Lors de son spectaculaire déplacement à Beyrouth du 6 août, le Président Macron avait parlé un langage de vérité aux dirigeants libanais. Il avait aussi annoncé qu’il reviendrait dans la capitale libanaise le 1er septembre. Il n’a naturellement pas manqué d’être présent au rendez-vous, justifié de surcroît par l’anniversaire d’un événement fondateur pour la relation franco-libanaise, la proclamation du Grand-Liban en 1920.
Emmanuel Macron a-t-il raison de s’engager aussi résolument en faveur d’un changement au Liban ? La France peut-elle obtenir les réformes nécessaires d’une classe politique locale accrochée au statu quo depuis des décennies ? Pourquoi le président de la République s’est-il ensuite rendu, pour une brève visite, à Bagdad ? Assiste-t-on à une relance de la politique française au Levant ?
On retrouve dans la situation du Liban et dans celle de l’Irak des similitudes ou en tout cas des éléments communs. Il s’agit de deux pays "riches" qui sont maintenant des pays ruinés. Dans le cas de l’Irak, les conflits internes interminables, une gouvernance chaotique, puis depuis quelques mois l’effondrement des prix des hydrocarbures ont amenuisé les bénéfices de la rente pétrolière. Dans le cas du Liban, la puissance financière qui faisait la force de l’économie libanaise, s’est érodée ces dernières années, puis s’est effondrée. Au Liban comme en Irak, une partie de la société civile est entrée dans une véritable dissidence face à un système de répartition du pouvoir entre partis confessionnels corrompus, bloquant toute possibilité d’évolution. La répression a coûté la vie ces deniers mois à plus de 500 manifestants en Irak, ce qui n’est pas le cas au Liban.
Enfin, sur le plan géopolitique, les deux pays subissent le contre choc des phénomènes qui traversent toute la région : l’affaiblissement des communautés sunnites face à la montée en puissance des chiites, l’ascendant pris par les milices ou autres acteurs non-étatiques, l’hypothèque que fait peser la menace terroriste régionale et la prolongation du régime d’Assad en Syrie. L’Irak comme le Liban disposent, il faut bien le dire, d’une souveraineté limitée, en raison de leurs dissensions internes, mais aussi du fait des interférences dont ils sont le théâtre de la part de puissances tutélaires rivales – Iran, États-Unis, Arabie saoudite, Qatar et, de plus en plus, Turquie.

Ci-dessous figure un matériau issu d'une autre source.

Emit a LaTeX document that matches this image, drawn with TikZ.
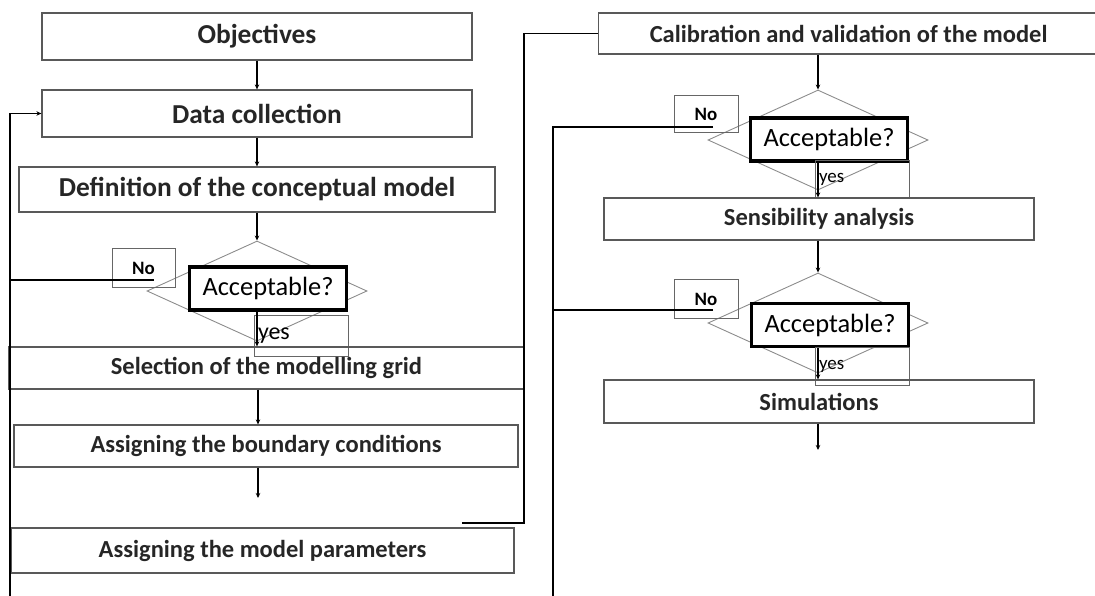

Le message sur la souveraineté inclusive
C’est d’ailleurs le thème du soutien de la France à la souveraineté des États du Levant qui a fourni une sorte de soubassement conceptuel aux propositions du Président lors de ses deux visites. Emmanuel Macron, quelques jours avant son déplacement, avait avancé l’idée d’une "souveraineté inclusive", dans une intéressante intervention au Forum Moyen-Orient Méditerranée de Lugano fin août. On peut voir dans de telles formules une tentative de réfuter implicitement le reproche fait à la France de pratiquer elle-même l’ingérence extérieure, ou un goût de la conceptualisation un peu décalé par rapport aux dures réalités régionales. Elles s’inscrivent cependant dans une tradition de la diplomatie française dans la région, qui a toujours estimé que le retour à la stabilité passait par un rétablissement de l’autorité de l’État. Les diplomates français actuels ajoutent : "pas n’importe quel État" – mais un État capable d’intégrer la diversité des identités propre aux populations locales et de répondre aux aspirations de la société civile.
Le message est courageux, il ne peut pas plaire aux puissances régionales – en particulier l’Iran, qui dispose d’instruments d’influence puissants au Liban (Hezbollah), en Irak (multiples liens) et bien sûr en Syrie. Il prend à contrepied les élites politiques qui se partagent le pouvoir dans les pays concernés ou les acteurs non étatiques comme les milices qui sont les relais des interférences extérieures ; mais il ne s’appuie que dans une certaine mesure sur les sociétés civiles puisqu’il s’agit bien in fine de rétablir un ordre étatique. Sur ce dernier point, notons par exemple que dans l’avion qui le menait à Beyrouth le 1er septembre, Emmanuel Macron a indiqué à Politico qu’il était le seul à pouvoir "sauver le système" au Liban, alors qu’il avait eu des mots très durs le 6 août pour dénoncer le dit "système". D’une visite à l’autre, son discours a paru s’infléchir, mettant désormais en avant les réformes administratives et financières plus qu’un "nouveau pacte politique".